Unquestionably, proceeds from collision, life, and fire insurance policies are property of the estate when the proceeds are made payable to the debtor rather than to a third party, such as a creditor. Some courts have also found that the proceeds from liability insurance policies are property of the bankruptcy estate, but these courts were usually dealing with cases that involved mass torts or cases in which the major asset was the insurance policy.[12] The Fifth Circuit Panel in Edgeworth pointed this out, when it discussed cases that involve a mass tort type of claim that would exhaust the insurance proceeds and would threaten the debtor's estate over and above the limits of the liability insurance policy.[13] According to Edgeworth,[14] the question to be answered is whether the debtor would have a right to receive and keep those proceeds when the insurer paid on the claim: (1) if the answer to that question is "yes," then the proceeds of the liability insurance policy are property of the estate; (2) if the answer is "no," then the proceeds are not property of the estate and they cannot enhance the bankruptcy estate for other creditors.[15]

CONCLUSION

The Court finds that the Settlement of the State Court Action represents a claim on the Debtors' insurance fund that is not a mass tort type of claim that would exhaust the insurance proceeds or threaten the Debtors' estate over and above the limits of the liability insurance policies.
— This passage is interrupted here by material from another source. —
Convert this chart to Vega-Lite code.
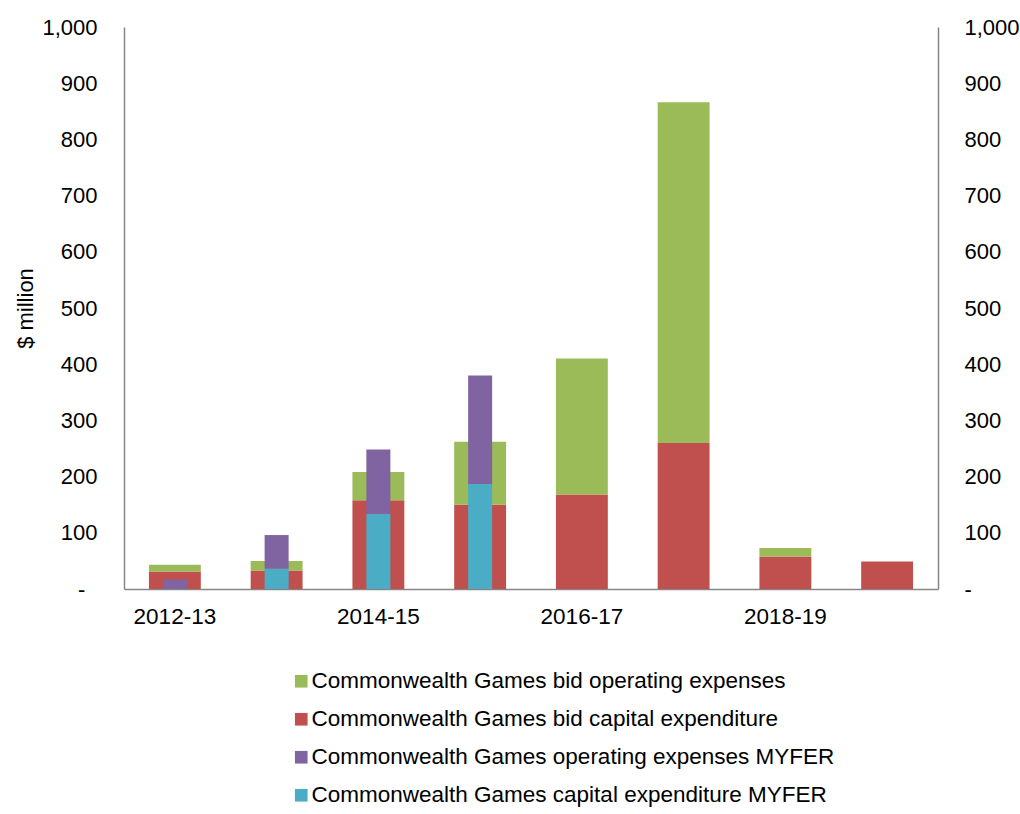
{
  "$schema": "https://vega.github.io/schema/vega-lite/v6.json",
  "width": 814,
  "height": 562,
  "autosize": {"type": "none"},
  "padding": {"left": 124, "top": 27, "right": 82, "bottom": 225},
  "background": "white",
  "config": {
    "font": "Liberation Sans",
    "view": {"stroke": null},
    "axis": {"grid": false, "ticks": false, "tickSize": 0, "domainColor": "#868686", "domainWidth": 1.5, "labelFont": "Liberation Sans", "labelFontSize": 22, "labelColor": "#000000", "titleFont": "Liberation Sans", "titleFontSize": 22, "titleFontWeight": "normal", "titleColor": "#000000"},
    "legend": {"labelFont": "Liberation Sans", "labelFontSize": 22.5, "labelColor": "#000000"}
  },
  "data": {
    "values": [
      {"year": "2012-13", "series": "Commonwealth Games bid capital expenditure", "group": "bid", "ord": 1, "value": 31},
      {"year": "2012-13", "series": "Commonwealth Games bid operating expenses", "group": "bid", "ord": 2, "value": 12},
      {"year": "2012-13", "series": "Commonwealth Games capital expenditure MYFER", "group": "myfer", "ord": 1, "value": 0},
      {"year": "2012-13", "series": "Commonwealth Games operating expenses MYFER", "group": "myfer", "ord": 2, "value": 17},
      {"year": "2013-14", "series": "Commonwealth Games bid capital expenditure", "group": "bid", "ord": 1, "value": 33},
      {"year": "2013-14", "series": "Commonwealth Games bid operating expenses", "group": "bid", "ord": 2, "value": 17},
      {"year": "2013-14", "series": "Commonwealth Games capital expenditure MYFER", "group": "myfer", "ord": 1, "value": 36},
      {"year": "2013-14", "series": "Commonwealth Games operating expenses MYFER", "group": "myfer", "ord": 2, "value": 60},
      {"year": "2014-15", "series": "Commonwealth Games bid capital expenditure", "group": "bid", "ord": 1, "value": 158},
      {"year": "2014-15", "series": "Commonwealth Games bid operating expenses", "group": "bid", "ord": 2, "value": 50},
      {"year": "2014-15", "series": "Commonwealth Games capital expenditure MYFER", "group": "myfer", "ord": 1, "value": 134},
      {"year": "2014-15", "series": "Commonwealth Games operating expenses MYFER", "group": "myfer", "ord": 2, "value": 114},
      {"year": "2015-16", "series": "Commonwealth Games bid capital expenditure", "group": "bid", "ord": 1, "value": 150},
      {"year": "2015-16", "series": "Commonwealth Games bid operating expenses", "group": "bid", "ord": 2, "value": 112},
      {"year": "2015-16", "series": "Commonwealth Games capital expenditure MYFER", "group": "myfer", "ord": 1, "value": 187},
      {"year": "2015-16", "series": "Commonwealth Games operating expenses MYFER", "group": "myfer", "ord": 2, "value": 193},
      {"year": "2016-17", "series": "Commonwealth Games bid capital expenditure", "group": "bid", "ord": 1, "value": 168},
      {"year": "2016-17", "series": "Commonwealth Games bid operating expenses", "group": "bid", "ord": 2, "value": 242},
      {"year": "2017-18", "series": "Commonwealth Games bid capital expenditure", "group": "bid", "ord": 1, "value": 260},
      {"year": "2017-18", "series": "Commonwealth Games bid operating expenses", "group": "bid", "ord": 2, "value": 606},
      {"year": "2018-19", "series": "Commonwealth Games bid capital expenditure", "group": "bid", "ord": 1, "value": 58},
      {"year": "2018-19", "series": "Commonwealth Games bid operating expenses", "group": "bid", "ord": 2, "value": 15},
      {"year": "2019-20", "series": "Commonwealth Games bid capital expenditure", "group": "bid", "ord": 1, "value": 49}
    ]
  },
  "encoding": {
    "x": {
      "field": "year", "type": "nominal",
      "scale": {"domain": ["2012-13","2013-14","2014-15","2015-16","2016-17","2017-18","2018-19","2019-20"], "paddingInner": 0, "paddingOuter": 0},
      "axis": {"title": null, "labelAngle": 0, "labelFontSize": 22.5, "labelPadding": 16, "values": ["2012-13","2014-15","2016-17","2018-19"]}
    },
    "color": {
      "field": "series", "type": "nominal",
      "scale": {
        "domain": ["Commonwealth Games bid operating expenses", "Commonwealth Games bid capital expenditure", "Commonwealth Games operating expenses MYFER", "Commonwealth Games capital expenditure MYFER"],
        "range": ["#9BBB59", "#C0504D", "#8064A2", "#4BACC6"]
      },
      "legend": {"title": null, "orient": "none", "legendX": 166, "legendY": 643, "direction": "vertical", "symbolType": "square", "symbolSize": 160, "symbolStrokeWidth": 0, "symbolOpacity": 1, "labelOffset": -1, "rowPadding": 15, "padding": 0, "labelLimit": 700}
    },
    "order": {"field": "ord", "type": "quantitative", "sort": "ascending"}
  },
  "layer": [
    {
      "transform": [{"filter": "datum.group == 'bid'"}],
      "mark": {"type": "bar", "width": {"band": 0.51}},
      "encoding": {
        "y": {
          "field": "value", "type": "quantitative", "stack": "zero",
          "scale": {"domain": [0, 1000], "nice": false},
          "axis": {"orient": "left", "title": "$ million", "values": [0,100,200,300,400,500,600,700,800,900,1000], "labelPadding": 27, "labelExpr": "datum.value == 0 ? '-\u00a0\u00a0\u200b' : format(datum.value, ',')", "titleX": -99, "titleY": 281, "titleAngle": -90, "titleBaseline": "middle", "titleAlign": "center"}
        }
      }
    },
    {
      "transform": [{"filter": "datum.group == 'myfer'"}],
      "mark": {"type": "bar", "width": {"band": 0.236}},
      "encoding": {
        "y": {
          "field": "value", "type": "quantitative", "stack": "zero",
          "scale": {"domain": [0, 1000], "nice": false},
          "axis": {"orient": "right", "title": null, "values": [0,100,200,300,400,500,600,700,800,900,1000], "labelPadding": 26, "labelExpr": "datum.value == 0 ? '-' : format(datum.value, ',')"}
        }
      }
    }
  ],
  "resolve": {"scale": {"y": "shared"}, "axis": {"y": "independent"}}
}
The Court further finds that the insurance proceeds relating to the Settlement of the State Court Action are not property of the estate under 11 U.S.C. § 541(a), because the debtor would have no right to receive and keep those proceeds when the insurer paid on the claim. Based on the foregoing; the Court has determined that the Motion should be GRANTED.

A separate order was previously rendered by the Court.

NOTES

[1] See Houston v. Edgeworth (In re Edgeworth), 993 F.2d 51 (5th Cir.1993); First Fidelity Bank v. McAteer, 985 F.2d 114 (3d Cir.1993); MacArthur Co. v. Johns-Manville Corp. (In re Johns-Manville Corp.), 837 F.2d 89 (2d Cir.), cert. denied, 488 U.S. 868, 109 S. Ct. 176, 102 L. Ed. 2d 145 (1988); In re Louisiana World Exposition, Inc., 832 F.2d 1391, 1399 (5th Cir.1987); Tringali v. Hathaway Machinery Co., 796 F.2d 553 (1st Cir.1986); A.H. Robins v. Piccinin, 788 F.2d 994 (4th Cir.1985), cert. denied, 479 U.S. 876, 107 S. Ct. 251, 93 L. Ed. 2d 177 (1986).

[2] See Louisiana World Exposition, Inc., 832 F.2d 1391, 1399 (5th Cir.1987) ("The question is not who owns the policies, but who owns the liability proceeds.") According to 11 U.S.C. § 541(a)(6), an estate includes "proceeds, product, offspring, or profits of or from property of the estate."

[3] Houston v. Edgeworth (In re Edgeworth), 993 F.2d 51, 55-56 (5th Cir.1993).

[4] Id. at 56 n. 21.

[5] Id. at 56.

[6] Id.

[7] In re Vitek, 51 F.3d 530, 535 (5th Cir.1995)

[8] The panel in Vitek wrote that, "When a debtor corporation owns an insurance policy that covers its own liability vis-a-vis third parties, we — like almost all other courts that have considered the issue — declare or at least imply that both the policy and the proceeds of the policy are property of the debtor's bankruptcy estate." Id. This language was, however, dicta, and the ultimate decision was based on a misapplication of insurance law by the District Court.

[9] 51 F.3d at 533 n. 3.

[10] 993 F.2d at 56 n. 21.

[11] See In re Zale Corp., 62 F.3d 746, 758 n. 33 (5th Cir.1995). The panel did not decide the issue of whether the proceeds were property of the estate, but merely stated the Edgeworth test when discussing previous decisions in which Fifth Circuit Courts had found that an insurance policy was property of the estate when the proceeds were not property of the estate.

[12] See MacArthur Co. v. Johns-Manville Corp. (In re Johns-Manville Corp.), 837 F.2d 89 (2d Cir.) (possible suits by tens of thousands of asbestos victims), cert. denied, 488 U.S. 868, 109 S. Ct. 176, 102 L. Ed. 2d 145 (1988); Tringali v. Hathaway Machinery Co., 796 F.2d 553 (1st Cir.1986) (dollar amount of claim exceeded the policy limits); A.H. Robins v. Piccinin, 788 F.2d 994 (4th Cir.1985) (insurance policy was considered "most important asset" of the estate), cert. denied, 479 U.S. 876, 107 S. Ct. 251, 93 L. Ed. 2d 177 (1986); In re Davis, 730 F.2d 176 (5th Cir. 1984).

[13] Houston v. Edgeworth (In re Edgeworth), 993 F.2d 51, 55 (5th Cir.1993).

[14] Id.

[15] This Court does not believe that the Fifth Circuit would decide that the proceeds of liability insurance policies, under these facts (e.g., where the policy limits will not be exhausted and there is no danger to the estate of claims exceeding those policy limits), are property of the estate and are subject to the priorities set up by the Bankruptcy Code for payments of administrative expenses, taxes, wages, etc., that would come ahead of general creditors, such as the tort claimants for whom the underlying lawsuit is based.